→ **Task requirements**
Leave out the pictures; transcribe all else exactly.

→ **Material**
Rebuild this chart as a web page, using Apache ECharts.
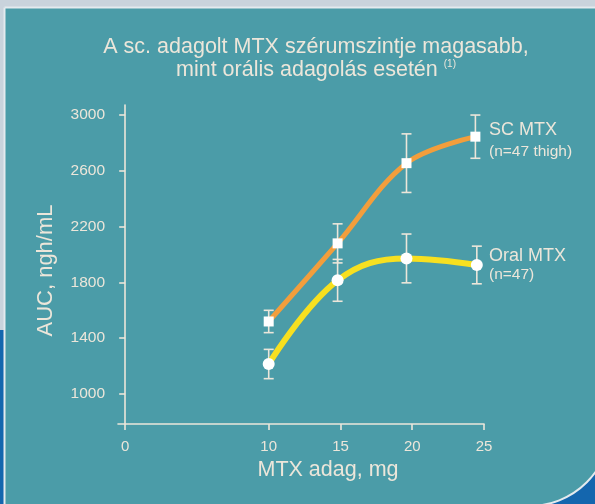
<!DOCTYPE html>
<html>
<head>
<meta charset="utf-8">
<script src="https://cdn.jsdelivr.net/npm/echarts@6/dist/echarts.min.js"></script>
<style>
html,body{margin:0;padding:0;background:#c9d3dc;}
#c{width:595px;height:504px;}
</style>
</head>
<body>
<div id="c"></div>
<script>
// Data
const scDose   = [10, 14.8, 19.6, 24.4];
const scMean   = [1520, 2080, 2655, 2845];
const scErr    = [80, 140, 210, 155];
const oralDose = [10, 14.8, 19.6, 24.5];
const oralMean = [1215, 1815, 1972, 1925];
const oralErr  = [105, 150, 175, 135];
const xTicks = [0, 10, 15, 20, 25];
const yTicks = [1000, 1400, 1800, 2200, 2600, 3000];

const fg = '#ece6da';
const font = 'Liberation Sans, Arial, sans-serif';

function errData(xs, m, e) {
  return xs.map((x, i) => [x, m[i] - e[i], m[i] + e[i]]);
}
function errRender(params, api) {
  const x = api.value(0);
  const lo = api.coord([x, api.value(1)]);
  const hi = api.coord([x, api.value(2)]);
  const w = 5;
  const st = {stroke: fg, lineWidth: 1.6};
  return {type: 'group', children: [
    {type: 'line', shape: {x1: lo[0], y1: lo[1], x2: hi[0], y2: hi[1]}, style: st},
    {type: 'line', shape: {x1: lo[0]-w, y1: lo[1], x2: lo[0]+w, y2: lo[1]}, style: st},
    {type: 'line', shape: {x1: hi[0]-w, y1: hi[1], x2: hi[0]+w, y2: hi[1]}, style: st}
  ]};
}

const chart = echarts.init(document.getElementById('c'));
chart.setOption({
  backgroundColor: '#c9d3dc',
  animation: false,
  graphic: [
    {type: 'rect', z: -10, silent: true, shape: {x: 0, y: 330, width: 595, height: 174}, style: {fill: '#1466ae'}},
    {type: 'rect', z: -9, silent: true, shape: {x: 4.5, y: 7.5, width: 606, height: 498.5, r: [0, 0, 81, 0]}, style: {fill: '#4b9ca8', stroke: '#e4eaee', lineWidth: 2}},
    {type: 'text', left: 489, top: 121, silent: true, style: {text: 'SC MTX', fill: fg, font: '18px ' + font}},
    {type: 'text', left: 489, top: 144, silent: true, style: {text: '(n=47 thigh)', fill: fg, font: '15.5px ' + font}},
    {type: 'text', left: 489, top: 247, silent: true, style: {text: 'Oral MTX', fill: fg, font: '18px ' + font}},
    {type: 'text', left: 489, top: 267, silent: true, style: {text: '(n=47)', fill: fg, font: '15.5px ' + font}}
  ],
  title: {
    text: 'A sc. adagolt MTX szérumszintje magasabb,\nmint orális adagolás esetén {sup|(1)}',
    left: 311, top: 31, textAlign: 'center',
    textStyle: {
      color: fg, fontFamily: font, fontSize: 21.5, fontWeight: 'normal', lineHeight: 23,
      rich: {sup: {fontSize: 10, color: fg, verticalAlign: 'top', lineHeight: 12, padding: [0, 0, 10, 0]}}
    }
  },
  grid: {left: 118, right: 111, top: 105, bottom: 80},
  xAxis: {
    type: 'value', min: -0.5, max: 25,
    name: 'MTX adag, mg', nameLocation: 'middle', nameGap: 34,
    nameTextStyle: {color: fg, fontFamily: font, fontSize: 21.5, padding: [0, 0, 0, 54]},
    axisLine: {show: true, lineStyle: {color: fg, width: 1.6}},
    axisTick: {show: true, length: 6, lineStyle: {color: fg, width: 1.6}, customValues: xTicks},
    axisLabel: {color: fg, fontFamily: font, fontSize: 15, margin: 15, customValues: xTicks, formatter: v => String(v)},
    splitLine: {show: false}
  },
  yAxis: {
    type: 'value', min: 785, max: 3072,
    name: 'AUC, ngh/mL', nameLocation: 'middle', nameGap: 61, nameRotate: 90,
    nameTextStyle: {color: fg, fontFamily: font, fontSize: 22, padding: [0, 12, 0, 0]},
    axisLine: {show: true, onZero: true, lineStyle: {color: fg, width: 1.6}},
    axisTick: {show: true, length: 6, lineStyle: {color: fg, width: 1.6}, customValues: yTicks},
    axisLabel: {color: fg, fontFamily: font, fontSize: 15.5, margin: 13, customValues: yTicks, formatter: v => String(v)},
    splitLine: {show: false}
  },
  series: [
    {type: 'custom', renderItem: errRender, data: errData(scDose, scMean, scErr), z: 3, silent: true},
    {type: 'custom', renderItem: errRender, data: errData(oralDose, oralMean, oralErr), z: 3, silent: true},
    {
      type: 'line', data: scDose.map((x, i) => [x, scMean[i]]), smooth: 0.35,
      lineStyle: {color: '#f29e3c', width: 5}, itemStyle: {color: '#ffffff'},
      symbol: 'rect', symbolSize: 10, showAllSymbol: true, z: 4
    },
    {
      type: 'line', data: oralDose.map((x, i) => [x, oralMean[i]]), smooth: 0.4,
      lineStyle: {color: '#f7e020', width: 6}, itemStyle: {color: '#ffffff'},
      symbol: 'circle', symbolSize: 12, showAllSymbol: true, z: 4
    }
  ]
});
</script>
</body>
</html>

→ **Answer to the problem**
Rebuild this chart as a web page, using Apache ECharts.
<!DOCTYPE html>
<html>
<head>
<meta charset="utf-8">
<script src="https://cdn.jsdelivr.net/npm/echarts@6/dist/echarts.min.js"></script>
<style>
html,body{margin:0;padding:0;background:#c9d3dc;}
#c{width:595px;height:504px;}
</style>
</head>
<body>
<div id="c"></div>
<script>
// Data
const scDose   = [10, 14.8, 19.6, 24.4];
const scMean   = [1520, 2080, 2655, 2845];
const scErr    = [80, 140, 210, 155];
const oralDose = [10, 14.8, 19.6, 24.5];
const oralMean = [1215, 1815, 1972, 1925];
const oralErr  = [105, 150, 175, 135];
const xTicks = [0, 10, 15, 20, 25];
const yTicks = [1000, 1400, 1800, 2200, 2600, 3000];

const fg = '#ece6da';
const font = 'Liberation Sans, Arial, sans-serif';

function errData(xs, m, e) {
  return xs.map((x, i) => [x, m[i] - e[i], m[i] + e[i]]);
}
function errRender(params, api) {
  const x = api.value(0);
  const lo = api.coord([x, api.value(1)]);
  const hi = api.coord([x, api.value(2)]);
  const w = 5;
  const st = {stroke: fg, lineWidth: 1.6};
  return {type: 'group', children: [
    {type: 'line', shape: {x1: lo[0], y1: lo[1], x2: hi[0], y2: hi[1]}, style: st},
    {type: 'line', shape: {x1: lo[0]-w, y1: lo[1], x2: lo[0]+w, y2: lo[1]}, style: st},
    {type: 'line', shape: {x1: hi[0]-w, y1: hi[1], x2: hi[0]+w, y2: hi[1]}, style: st}
  ]};
}

const chart = echarts.init(document.getElementById('c'));
chart.setOption({
  backgroundColor: '#c9d3dc',
  animation: false,
  graphic: [
    {type: 'rect', z: -10, silent: true, shape: {x: 0, y: 330, width: 595, height: 174}, style: {fill: '#1466ae'}},
    {type: 'rect', z: -9, silent: true, shape: {x: 4.5, y: 7.5, width: 606, height: 498.5, r: [0, 0, 81, 0]}, style: {fill: '#4b9ca8', stroke: '#e4eaee', lineWidth: 2}},
    {type: 'text', left: 489, top: 121, silent: true, style: {text: 'SC MTX', fill: fg, font: '18px ' + font}},
    {type: 'text', left: 489, top: 144, silent: true, style: {text: '(n=47 thigh)', fill: fg, font: '15.5px ' + font}},
    {type: 'text', left: 489, top: 247, silent: true, style: {text: 'Oral MTX', fill: fg, font: '18px ' + font}},
    {type: 'text', left: 489, top: 267, silent: true, style: {text: '(n=47)', fill: fg, font: '15.5px ' + font}}
  ],
  title: {
    text: 'A sc. adagolt MTX szérumszintje magasabb,\nmint orális adagolás esetén {sup|(1)}',
    left: 311, top: 31, textAlign: 'center',
    textStyle: {
      color: fg, fontFamily: font, fontSize: 21.5, fontWeight: 'normal', lineHeight: 23,
      rich: {sup: {fontSize: 10, color: fg, verticalAlign: 'top', lineHeight: 12, padding: [0, 0, 10, 0]}}
    }
  },
  grid: {left: 118, right: 111, top: 105, bottom: 80},
  xAxis: {
    type: 'value', min: -0.5, max: 25,
    name: 'MTX adag, mg', nameLocation: 'middle', nameGap: 34,
    nameTextStyle: {color: fg, fontFamily: font, fontSize: 21.5, padding: [0, 0, 0, 54]},
    axisLine: {show: true, lineStyle: {color: fg, width: 1.6}},
    axisTick: {show: true, length: 6, lineStyle: {color: fg, width: 1.6}, customValues: xTicks},
    axisLabel: {color: fg, fontFamily: font, fontSize: 15, margin: 15, customValues: xTicks, formatter: v => String(v)},
    splitLine: {show: false}
  },
  yAxis: {
    type: 'value', min: 785, max: 3072,
    name: 'AUC, ngh/mL', nameLocation: 'middle', nameGap: 61, nameRotate: 90,
    nameTextStyle: {color: fg, fontFamily: font, fontSize: 22, padding: [0, 12, 0, 0]},
    axisLine: {show: true, onZero: true, lineStyle: {color: fg, width: 1.6}},
    axisTick: {show: true, length: 6, lineStyle: {color: fg, width: 1.6}, customValues: yTicks},
    axisLabel: {color: fg, fontFamily: font, fontSize: 15.5, margin: 13, customValues: yTicks, formatter: v => String(v)},
    splitLine: {show: false}
  },
  series: [
    {type: 'custom', renderItem: errRender, data: errData(scDose, scMean, scErr), z: 3, silent: true},
    {type: 'custom', renderItem: errRender, data: errData(oralDose, oralMean, oralErr), z: 3, silent: true},
    {
      type: 'line', data: scDose.map((x, i) => [x, scMean[i]]), smooth: 0.35,
      lineStyle: {color: '#f29e3c', width: 5}, itemStyle: {color: '#ffffff'},
      symbol: 'rect', symbolSize: 10, showAllSymbol: true, z: 4
    },
    {
      type: 'line', data: oralDose.map((x, i) => [x, oralMean[i]]), smooth: 0.4,
      lineStyle: {color: '#f7e020', width: 6}, itemStyle: {color: '#ffffff'},
      symbol: 'circle', symbolSize: 12, showAllSymbol: true, z: 4
    }
  ]
});
</script>
</body>
</html>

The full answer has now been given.